Belinda Wong: Great. Thank you for your question, Andrew. First of all, I want to say that there’s no noticeable impact to our sales performance in Q3. In fact, we’re very — I’m very happy with our Q3 performance and the sequential improvement that we achieved. We have been and will continue to stay focused and disciplined in our discount investment to optimize and deliver incremental return. On the competition topic, we welcome competition. They actually expand the coffee market and accelerate adoption and vacancy of coffee consumption. Different brands bring in different value propositions and occasions, and I just want to talk about our value propositions. We’re in the human connection business. Since day one 24 years ago, when we entered China, we have been focusing on delivering a premium experience defined by the quality of our coffee and the emotional experience we’ve built with our customers and our partners that can’t be replicated anywhere else.
And our China business has strategically built to serve a diverse range of customer needs and occasions, physical and digital, fast and slow. And the unique business model and capabilities we have built that Lex has mentioned gives us distinctive competitive advantages. So we’ll double down on our investment in our product innovation store experience, digitalization in our people to create even more distinctive advantages to capture the limitless opportunities in China in the future. Thank you. We’re playing the long game.
Laxman Narasimhan: Rachel?
Rachel Ruggeri: Yeah. And Andrew, I would just follow that up with as we look at the performance in China, we’re encouraged by the healthy margins that we’re seeing today. And even as we see a shift more towards digital, which does have a lower margin percentage overall, it’s driving more revenue. And that’s no better way to drive margin expansion than through sales leverage, so we’re encouraged by what we’re seeing today. In addition to that, the team has been very judicious about creating operational efficiencies so the margin opportunity in China continues to be healthy. That said, if we do see that there are challenges in the future, we’ve structured our guidance such that it allows us room, which is one of the reasons why we’re very intentional and being more directive around qualitative language on margins, saying this year would be solid margin expansion and the future would be progressive, which will allow us to continue to navigate the business and continue to invest where needed so that we can deliver on that 15% to 20% earnings growth that we’ve guided to.
Laxman Narasimhan: Well, let me just close with a couple of observations. I was in the China market for an extended period in this quarter. And I got to actually work with our partners and stores. I got to spend time in our supply chain. I got to spend time in our support centers, including looking at our teams that are leading what we do in digital. And I have to tell you, I’ve been going to China, studying China, advising on China, running business with China for 20 years. And this is a very unique business. It’s been a business that’s been built with love, and it’s remarkable in terms of the passion our partners have. I was very impressed. I think it is still early days. I mean, when you start looking at the headroom you have, and as Belinda said, the headroom is large.

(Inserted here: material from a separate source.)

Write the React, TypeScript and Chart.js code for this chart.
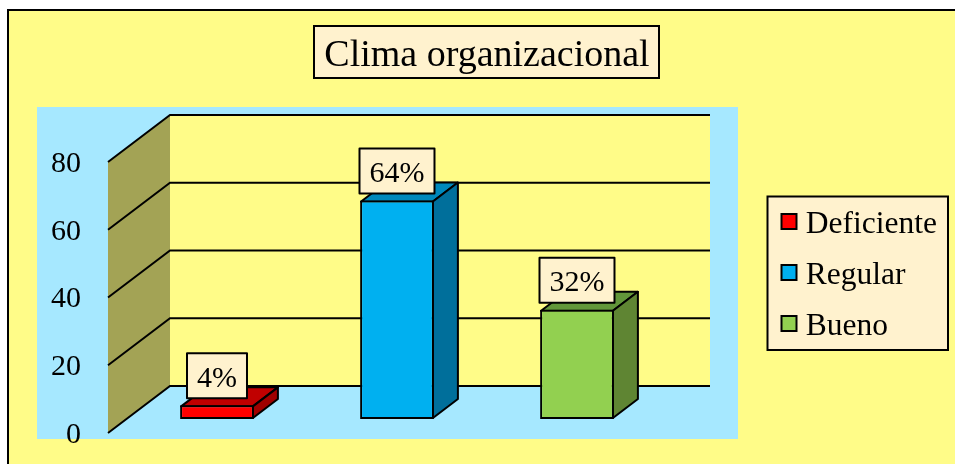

So as people come into the market, they’re essentially driving a conversion of tea to coffee, which of course, remember, for 20 years, we’ve been doing and we’ve got to 12 cups per capita. The numbers, by the way, significantly higher in Shanghai, but it’s still much lower than a tea drinking country like Japan, which has had a history of coffee house culture over time. So the headroom is really large. If you look at what we also do with our brand, don’t forget, we have these — we proudly serve a Starbucks points of customer connection. In addition, our ready-to-drink partnership with is also growing significantly. And we’re also available for coffee at home, so our brand is being built across multiple channels and the investments we’re making in digital are very strong.